Walking While Black author makes a point
I have always believed racism is fear—the demonizing of those who are different—based on ignorance, which is why it was hugely important to me that we raise our children in the diverse community and school system that Lowell has to offer. More than 40 languages are spoken at Lowell High School, and from the moment they enter preschool, our children are taught to accept and respect each other’s differences, whether they are ethnic, cultural, religious, food, language, or skin color.
Like many of my white, progressive, middle-class peers, I honestly believed things were getting better for our black brothers and sisters: Obama, Condoleeza Rice, Colin Powell—the names and numbers attest that we have made progress in becoming a more accepting community. But obviously, token success stories do not mean pervasive bigotry has been eradicated. I see now my optimism was naïve, wishful thinking and not routed in the reality of many black people’s daily lives.
As author Cynthia Dagnal-Myron pointed out on a segment of Democracy Now I caught on LTC channel 95 this morning: “I don’t know how much progress has been made. … [In] your day-to-day life, if you’re an African-American woman or man, you still feel the things that my parents felt. … So, for those who think that it’s over, they’re not walking in our shoes.”

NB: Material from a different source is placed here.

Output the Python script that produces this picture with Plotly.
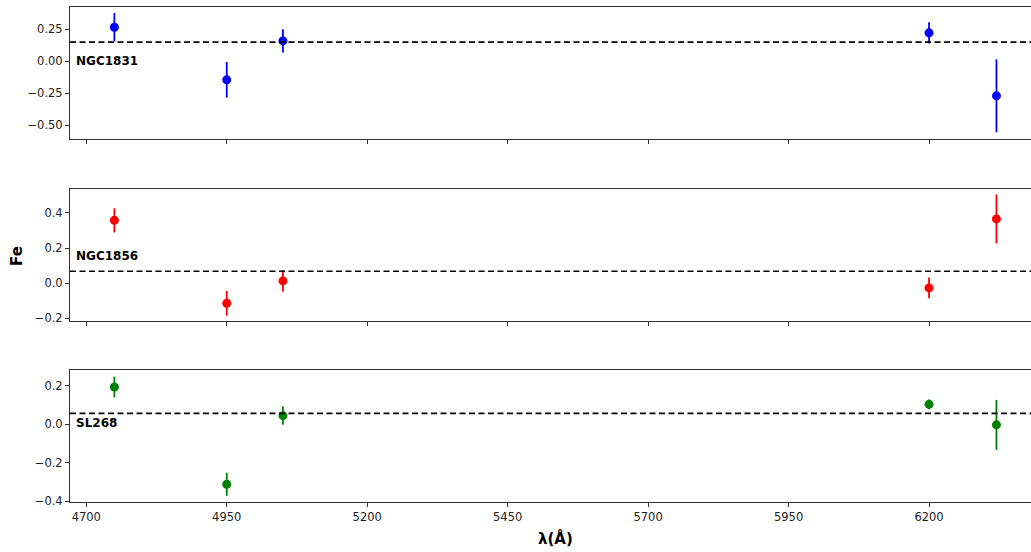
import plotly.graph_objects as go
from plotly.subplots import make_subplots

wavelengths = [4750, 4950, 5050, 6200, 6320]

clusters = ["NGC1831", "NGC1856", "SL268"]
colors = ["blue", "red", "green"]

fe_ngc1831 = [0.264, -0.147, 0.157, 0.220, -0.272]
err_ngc1831 = [0.111, 0.139, 0.091, 0.083, 0.285]
mean_ngc1831 = 0.148

fe_ngc1856 = [0.358, -0.116, 0.012, -0.028, 0.366]
err_ngc1856 = [0.069, 0.071, 0.062, 0.059, 0.140]
mean_ngc1856 = 0.067

fe_sl268 = [0.194, -0.313, 0.045, 0.104, -0.003]
err_sl268 = [0.054, 0.060, 0.048, 0.025, 0.130]
mean_sl268 = 0.057

values = [fe_ngc1831, fe_ngc1856, fe_sl268]
errors = [err_ngc1831, err_ngc1856, err_sl268]
means = [mean_ngc1831, mean_ngc1856, mean_sl268]

x_range = [4671, 6381.5]
y_ranges = [[-0.609, 0.422], [-0.217, 0.537], [-0.405, 0.283]]
y_ticks = [[-0.5, -0.25, 0.0, 0.25], [-0.2, 0.0, 0.2, 0.4], [-0.4, -0.2, 0.0, 0.2]]
y_fmt = [".2f", ".1f", ".1f"]
label_y = [0.0, 0.153, 0.005]
x_ticks = [4700, 4950, 5200, 5450, 5700, 5950, 6200]

W, H = 1031, 552
L = 70
panel_px = [(7, 139), (189, 321), (370, 502)]

fig = make_subplots(rows=3, cols=1, shared_xaxes=False)

for i in range(3):
    r = i + 1
    fig.add_trace(go.Scatter(
        x=wavelengths, y=values[i], mode="markers",
        marker=dict(color=colors[i], size=9),
        error_y=dict(type="data", array=errors[i], color=colors[i], thickness=1.8, width=0),
        showlegend=False), row=r, col=1)
    fig.add_trace(go.Scatter(
        x=x_range, y=[means[i], means[i]], mode="lines",
        line=dict(color="black", width=1.6, dash="6px,3.5px"),
        showlegend=False, hoverinfo="skip"), row=r, col=1)
    fig.add_annotation(x=4679, y=label_y[i], xref=f"x{'' if r == 1 else r}", yref=f"y{'' if r == 1 else r}",
                       text=f"<b>{clusters[i]}</b>", showarrow=False, xanchor="left", yanchor="middle",
                       font=dict(family="DejaVu Sans", size=12, color="black"))
    top, bot = panel_px[i]
    fig.update_yaxes(row=r, col=1, domain=[1 - bot / H, 1 - top / H], range=y_ranges[i],
                     tickvals=y_ticks[i], tickformat=y_fmt[i], ticks="outside", ticklen=4,
                     tickcolor="#333", showline=True, linecolor="#333", linewidth=1,
                     showgrid=False, zeroline=False, automargin=False,
                     tickfont=dict(family="DejaVu Sans", size=11.5, color="#222"))
    fig.update_xaxes(row=r, col=1, range=x_range, tickvals=x_ticks, ticks="outside", ticklen=4,
                     tickcolor="#333", showline=True, mirror=True, linecolor="#333", linewidth=1,
                     showgrid=False, zeroline=False, showticklabels=(r == 3), automargin=False,
                     tickfont=dict(family="DejaVu Sans", size=11.5, color="#222"))

PW = W - L
fig.add_annotation(x=(17 - L) / PW, y=1 - 256 / H, xref="paper", yref="paper", text="<b>Fe</b>",
                   textangle=-90, showarrow=False, xanchor="center", yanchor="middle",
                   font=dict(family="DejaVu Sans", size=15, color="black"))
fig.add_annotation(x=(555 - L) / PW, y=1 - 538 / H, xref="paper", yref="paper", text="<b>λ(Å)</b>",
                   showarrow=False, xanchor="center", yanchor="middle",
                   font=dict(family="DejaVu Sans", size=15, color="black"))

fig.update_layout(width=W, height=H, margin=dict(l=L, r=0, t=0, b=0, autoexpand=False),
                  plot_bgcolor="white", paper_bgcolor="white", showlegend=False)

fig.write_html("out.html", config={"displayModeBar": False},
               post_script="document.body.style.margin='0';document.body.style.overflow='hidden';")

Warning: if you do watch the segment linked to above, be prepared for graphic photos of Emmett Till, a 14-year old boy killed in 1955 in Mississippi. His mother, who was Dagnal-Myron’s fifth-grade teacher, insisted on an open casket so all the world could see the horror that racists had committed against this child and his family—really against all of us who wish to live in peace with each other. The connection to what happened last month to Trayvon Martin is not lost on anyone, nor is the despair from the realization that things have really not changed that much at all.